ヤマオカ・ヒデノリは爆撃によって孤児になり、子どももいる家族の友人の狭くて混み合った家庭に引越しをしなければならなかったことを回想している。その家の子どもたちは彼をいじめ、彼がいることに憤慨をしていた。この痛々しい幼年期の状況は、彼が爆撃のことを思い出す鏡のようなものであり、30年間アメリカを憎んできた原因であった。
他の人たちは死体の海の中でわずかに生き残った人々の1人としての恐怖を語った。ある女性の姉妹は爆撃では生き残ったが、傷があまりにも痛むので数日後に自殺してしまった。別の人は生き残るために草を食べたことを語った。そして四つ葉のクローバーを幸いにも沢山見つけたことを回想している。後になって彼女はその葉は放射能によって引き起こされた突然変異であることを知った。
彼らは定期的に個人的な証言を繰り返している。しかし、日本の若者でさえ「平和に退屈する」ようになっていると報告している。「忘れてはならない」ということを教えられ、(この手記を書いている時点では)日本は唯一の被爆国であるとうことを事あるごとに思い出すようにされても、多くの人々がこれらの年老いた政治家や女性にますます注意を払わなくなっている。それでも彼らは自分たちの重要な証言を行い続けることを主張している。
今年の春、スタツテ島のフレッシュ・キルズ・ゴミ処理場は、世界貿易センターの瓦礫の無残ではあるが適切な行き場であるが、この場所自身が証言に役立った。ある人のDNAが少量の人間の遺骸と一致したのだ。その遺骸は私の兄であった。すなわち親指の爪の大きさの骨の小さなかけらが確認された。これは人間の遺骸の1000個のうちの一つであり、当時19000個の人間の遺骸から1000個分の身元が確認されていた。その遺骸は平和公園のニューヨーク検死者医の事務所の外にある間に合わせの白いテントの中の2列の冷凍トレーラーの中にある。
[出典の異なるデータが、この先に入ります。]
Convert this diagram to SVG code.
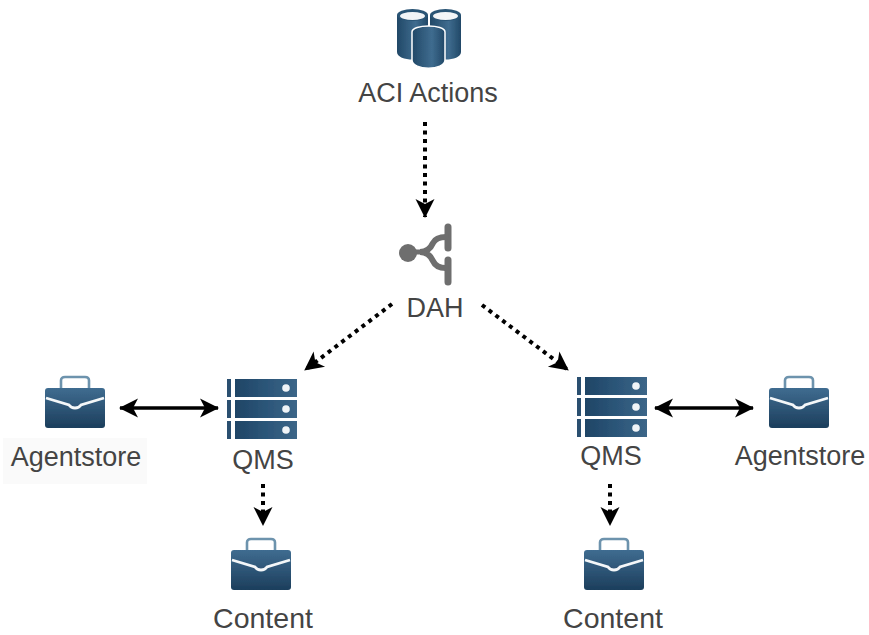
<svg xmlns="http://www.w3.org/2000/svg" width="869" height="635" viewBox="0 0 869 635">
<style>
text{font-family:"Liberation Sans",Arial,sans-serif;font-size:27px;fill:#444;text-anchor:middle}
.d{fill:none;stroke:#000;stroke-width:4;stroke-dasharray:4 4.500}
.s{fill:none;stroke:#000;stroke-width:3.500}
.b{filter:url(#b)}
</style>
<defs>
<filter id="b" x="-10%" y="-10%" width="120%" height="120%"><feGaussianBlur stdDeviation="0.600"/></filter>
<linearGradient id="g" x1="0" y1="0" x2="0" y2="1"><stop offset="0" stop-color="#3f6c90"/><stop offset="1" stop-color="#1c3e5c"/></linearGradient>
<linearGradient id="h" x1="0" y1="0" x2="1" y2="0"><stop offset="0" stop-color="#1f4566"/><stop offset="0.55" stop-color="#2d577a"/><stop offset="1" stop-color="#3c6688"/></linearGradient>
<linearGradient id="c" x1="0" y1="0" x2="1" y2="0"><stop offset="0" stop-color="#214867"/><stop offset="0.6" stop-color="#3f6c8f"/><stop offset="1" stop-color="#214867"/></linearGradient>
<marker id="a" markerUnits="userSpaceOnUse" markerWidth="22" markerHeight="22" refX="18" refY="11" orient="auto-start-reverse" viewBox="0 0 22 22"><path d="M0 1.500 L19 11 L0 20.500 L5 11Z" fill="#000"/></marker>
<g id="case">
<path d="M16 13V5.500Q16 2 20 2H40Q44 2 44 5.500V13" fill="none" stroke="#6d93ad" stroke-width="2.600"/>
<rect x="0" y="13" width="60" height="40" rx="3" fill="url(#g)"/>
<path d="M1 23L24 30Q26 33 30 33Q34 33 36 30L59 23" fill="none" stroke="#f4f7f9" stroke-width="2.800"/>
</g>
<g id="srv">
<g fill="#29506f"><rect x="1" y="0" width="4" height="18"/><rect x="1" y="21" width="4" height="18"/><rect x="1" y="42" width="4" height="18"/></g>
<g fill="url(#h)"><rect x="9" y="0" width="62" height="18"/><rect x="9" y="21" width="62" height="18"/><rect x="9" y="42" width="62" height="18"/></g>
<g fill="#f0f4f7"><circle cx="60" cy="9" r="3.800"/><circle cx="60" cy="30" r="3.800"/><circle cx="60" cy="51" r="3.800"/></g>
</g>
<g id="cyl">
<path d="M0 0V37C0 47 31 47 31 37V0Z" fill="url(#c)"/>
<ellipse cx="15.500" cy="0" rx="15.500" ry="6" fill="#2a5475"/>
<ellipse cx="15.500" cy="1" rx="12.500" ry="4" fill="#f2f5f7"/>
</g>
</defs>
<rect width="869" height="635" fill="#fff"/>
<rect x="3" y="438" width="144" height="46" fill="#fafafa"/>
<g id="connectors" class="b">
<path class="d" d="M425 122V217" marker-end="url(#a)"/>
<path class="d" d="M392 304L305 370" marker-end="url(#a)"/>
<path class="d" d="M482 305L568 370" marker-end="url(#a)"/>
<path class="s" d="M120 408H218" marker-start="url(#a)" marker-end="url(#a)"/>
<path class="s" d="M655 408H753" marker-start="url(#a)" marker-end="url(#a)"/>
<path class="d" d="M263 484V525" marker-end="url(#a)"/>
<path class="d" d="M610 484V525" marker-end="url(#a)"/>
</g>
<g id="aci"><g class="b"><use href="#cyl" x="397" y="15"/><use href="#cyl" x="430" y="15"/><path d="M412 32V60C412 71 445 71 445 60V32C445 24 412 24 412 32Z" fill="url(#c)" stroke="#fff" stroke-width="1.500"/></g><text x="428" y="102">ACI Actions</text></g>
<g id="dah">
<g class="b"><g fill="none" stroke="#6e6e6e" stroke-width="7" stroke-linecap="round"><path d="M448 227V248"/><path d="M448 260V282"/><path stroke-width="6" d="M446 237Q436 237 433 243Q429 252 420 252Q429 252 433 261Q436 268 446 268"/><path stroke-width="5" d="M412 252H424"/></g>
<circle cx="408" cy="253" r="9" fill="#6e6e6e"/></g>
<text x="435" y="317">DAH</text></g>
<g id="store-left"><use href="#case" x="45" y="375" class="b"/><text x="76" y="466">Agentstore</text></g>
<g id="qms-left"><use href="#srv" x="226" y="379" class="b"/><text x="263" y="469">QMS</text></g>
<g id="content-left"><use href="#case" x="231" y="537" class="b"/><text x="263" y="628" style="font-size:28.500px">Content</text></g>
<g id="qms-right"><use href="#srv" x="576" y="377" class="b"/><text x="611" y="465">QMS</text></g>
<g id="store-right"><use href="#case" x="769" y="375" class="b"/><text x="800" y="465">Agentstore</text></g>
<g id="content-right"><use href="#case" x="584" y="537" class="b"/><text x="613" y="628" style="font-size:28.500px">Content</text></g>
</svg>
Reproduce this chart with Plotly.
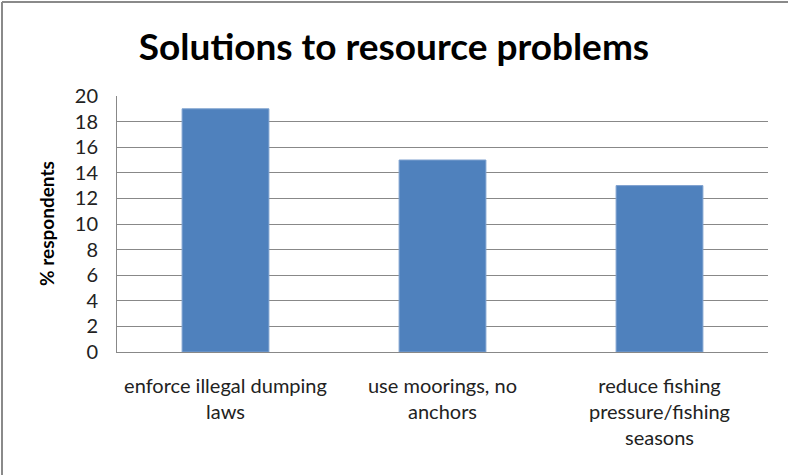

それぞれの前には証言を行いにやって来た家族のために花の飾ってある証言台がある。
壁の上には巨大なアメリカ国旗があり、これは後にスミソニアン博物館に飾られることになっている。その巨大な国旗は9月11日の犠牲者の手書きの名前が書かれたおよそ3000の小さな旗でキルティングされている[刺し子に縫い合わされている]。さらに他の小さな旗は、ツイン・タワーで命を落とした115人の違った国籍の人々がいたことを示している。人間の遺骸と同じように、それぞれの旗は証言をしているのである。また、私たちの最近の歴史のすべての戦争と人間の死も----ジョージ・ブッシュのノルマンディーの海岸の高台から、東南アジアのキリング・フィールド[カンボジアのクメール・ルージュ勢力が行った自国民200万人虐殺のこと]、パナマとエルサルバドルの共同墓地、ジェニン[パレスチナ西岸の都市、ここでもイスラエルによってパレスチナ人の虐殺が行われた]の瓦礫に至るまで----証言している。これらの形跡は証人となり証言を行っている。私の両親の窓に投げ込まれた石、アフガニスタンから来たメッセージカード、中東から運ばれた棺のように、それらの証言が私たちに投げかけられているのである。それらの証言は生き続け、テロと戦争の無益さを私たちに語りかけている。
デイビッド・ポトーティは9月11日の犠牲者の家族のメンバーによって設立された組織「平和な明日を求める会」で活動している。